A group of Spanish and American scientists have made a significant advance in the fight against cancer of the colon which is the most common form of cancer in Spain with around 26,000 new cases diagnosed every year. The research team led by the oncologists José Baselga and Josep Tabernero, based at the Hospital Vall D’Hebron in Barcelona, together with the institute of oncology Dana-Farber and the University of Boston have discovered a gene that is associated with around 50% of colon cancers.
The discovery is a crucial step towards finding a new preventative treatment for colon cancer for people at high risk of developing this type of cancer due to inherited genes or a predisposition to develop polyps in their intestines.
It also opens up new possibilities in being able to successfully treat this type of cancer once it has already taken hold. The details of this promising research have been published today in the digital version of the scientific journal ‘Nature’.
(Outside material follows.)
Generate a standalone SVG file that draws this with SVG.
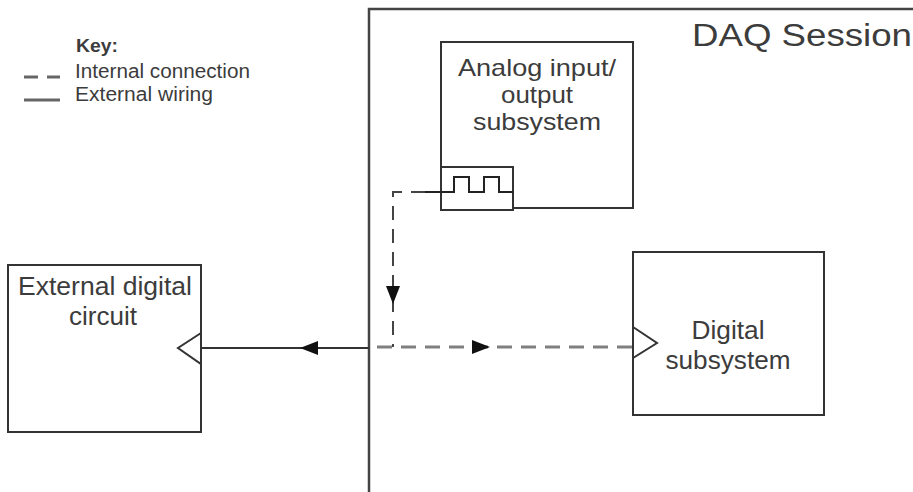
<svg xmlns="http://www.w3.org/2000/svg" width="913" height="492" viewBox="0 0 913 492">
<defs>
<style>
.t{font-family:"Liberation Sans",Arial,sans-serif;fill:#3c3c3c;}
.box{fill:none;stroke:#333;stroke-width:2;}
.ext{fill:none;stroke:#333;stroke-width:2;}
.intd{fill:none;stroke:#444;stroke-width:2;stroke-dasharray:14,9;}
.intg{fill:none;stroke:#808080;stroke-width:3;stroke-dasharray:15,9;}
.ah{fill:#111;stroke:none;}
</style>
</defs>
<rect width="913" height="492" fill="#fff"/>

<g id="key">
<text class="t" x="76" y="52" font-size="19" font-weight="bold" textLength="42" lengthAdjust="spacingAndGlyphs">Key:</text>
<line x1="24" y1="77" x2="38" y2="77" stroke="#666" stroke-width="3"/>
<line x1="47" y1="77" x2="60" y2="77" stroke="#666" stroke-width="3"/>
<text class="t" x="75" y="78" font-size="20" textLength="175" lengthAdjust="spacingAndGlyphs">Internal connection</text>
<line x1="24" y1="100" x2="60" y2="100" stroke="#666" stroke-width="3"/>
<text class="t" x="75" y="101" font-size="20" textLength="138" lengthAdjust="spacingAndGlyphs">External wiring</text>
</g>

<g id="daq-session">
<polyline points="369,492 369,9 913,9" fill="none" stroke="#444" stroke-width="2.5"/>
<text class="t" x="692" y="46" font-size="31" textLength="220" lengthAdjust="spacingAndGlyphs">DAQ Session</text>
</g>

<g id="analog-subsystem">
<rect class="box" x="441" y="42" width="192" height="166"/>
<text class="t" x="537" y="76" font-size="24" text-anchor="middle" textLength="158" lengthAdjust="spacingAndGlyphs">Analog input/</text>
<text class="t" x="537" y="103" font-size="24" text-anchor="middle" textLength="72" lengthAdjust="spacingAndGlyphs">output</text>
<text class="t" x="537" y="130" font-size="24" text-anchor="middle" textLength="128" lengthAdjust="spacingAndGlyphs">subsystem</text>
<rect x="441" y="167" width="72" height="43" fill="#fff" stroke="#333" stroke-width="2"/>
<polyline points="425,192 454,192 454,177 469,177 469,192 484,192 484,177 499,177 499,192 513,192" fill="none" stroke="#222" stroke-width="2"/>
</g>

<g id="external-circuit">
<rect class="box" x="8" y="265" width="193" height="167"/>
<text class="t" x="105" y="295" font-size="25" text-anchor="middle" textLength="174" lengthAdjust="spacingAndGlyphs">External digital</text>
<text class="t" x="103" y="325" font-size="25" text-anchor="middle" textLength="68" lengthAdjust="spacingAndGlyphs">circuit</text>
<polygon points="201,333 178,348 201,364" fill="#fff" stroke="#333" stroke-width="2"/>
</g>

<g id="digital-subsystem">
<rect class="box" x="633" y="252" width="191" height="163"/>
<text class="t" x="728" y="339" font-size="25" text-anchor="middle" textLength="73" lengthAdjust="spacingAndGlyphs">Digital</text>
<text class="t" x="728" y="369" font-size="25" text-anchor="middle" textLength="125" lengthAdjust="spacingAndGlyphs">subsystem</text>
<polygon points="633,327 657,343 633,358" fill="#fff" stroke="#333" stroke-width="2"/>
</g>

<g id="connectors">
<polyline class="intd" points="425,192 393,192 393,347"/>
<line class="intg" x1="377" y1="347" x2="633" y2="347"/>
<line class="ext" x1="201" y1="348" x2="369" y2="348"/>
<polygon class="ah" points="393,304 386,286 400,286"/>
<polygon class="ah" points="300,348 318,341 318,355"/>
<polygon class="ah" points="490,347 472,340 472,354"/>
</g>
</svg>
The new gene is called CDK8. The gene acts as a trigger which leads to the proliferation of cancerous cells in the colon which means that the tumour grows. According to the findings of this latest research it has been discovered that the gene CDK8 transforms healthy cells in the colon into malign cells and that it remains overactive in half of colon cancer patients. Scientists have found that the gene CDK8 acts as a trigger and that once it has been disabled or ‘turned off’ then this stops the spread of the cancerous cells which is why this discovery is very significant in the fight against colon cancer.
In the laboratory scientists have been able to turn this ‘switch’ off in rats with human tumours but admit that there is still a long way to go before treatment based on these latest findings can be developed for use in humans.
The research team based at Vall d’Hebron is planning to carry out further research to find out whether this gene is related to other common forms of cancer such as breast cancer or lung cancer. However William Hahn a researcher at the Dana Farber Institute and the principal author of this latest research said that research into finding new therapies for treating colon and other forms of cancer is at a very early stage.
Nevertheless the discovery of CDK8 and other similar genes represents a significant advance as it opens up new ways of interrupting the process of the spread of tumours.